Single-blossom hollyhocks are less frilly than their double-blossom family members. About 1/4-inch long, hollyhock seeds develop inside disc-shaped pods at the base of blossoms. Each pod contains a circle of seeds lined up like slides in a miniature photo carousel. The pods are ready to pick when their papery shell turns yellow or golden brown, according to Wuv’n Acres Gardens. Hollyhocks are known for cross-pollination and for transforming into different blossom colors from season to season, depending on the species with which they have crossed.
Happy Lights, or Alcea rosea, is a vivid mix of yellows, reds, pinks and white blossoms that are 5 inches across. It is "the most rust-resistant Alcea on the market and one of the heaviest bloomers," according to Gorge Top Gardens.
Fig-leaved hollyhocks, or Alcea ficifolia, have distinctive foliage similar to the leaves of fig trees.
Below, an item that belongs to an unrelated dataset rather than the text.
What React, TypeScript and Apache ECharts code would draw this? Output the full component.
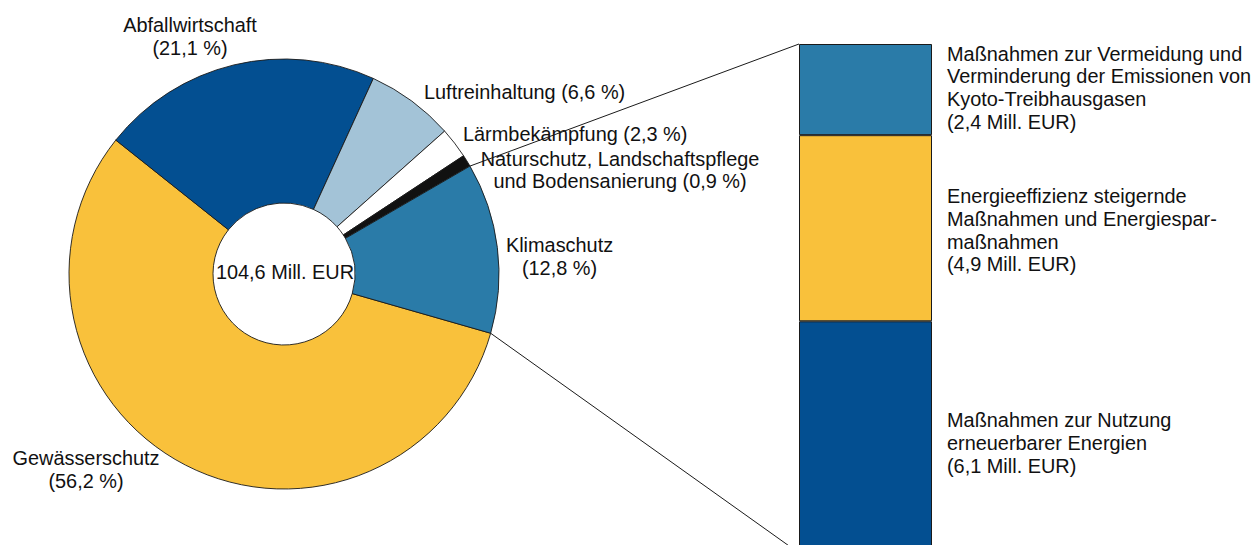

As with Alcea rosea, they come in a variety of colors, including white, pink, red, copper, yellow and the deep maroon of Black Cherry Fig. Wuv’n Acres notes that ficifolias are said to be more resistant to rust disease than roseas. Perhaps this is part of what the website Annie’s Annuals and Perennials means when it says ficifolias are more vigorous. Overall, though, hollyhock rust can be minimized, according to Annie’s, by planting in full sun, removing rust-spotted leaves and avoiding overhead watering.
Similar to other hollyhocks, Alcea rugosas of many colors are attractive to butterflies and hummingbirds. One favorite for fluttering wildlife is the single yellow, an Alcea rugosa also known as Russian Hollyhock. It originated in Russia as its common name implies and has the crinkly leaves of rugosas. It pairs well with the lavender blossoms of catmint, or Nepeta, according to White Flower Farms. The floral spikes of most hollyhocks are tall; Alcea rugosa is no exception, reaching a height of 6 feet.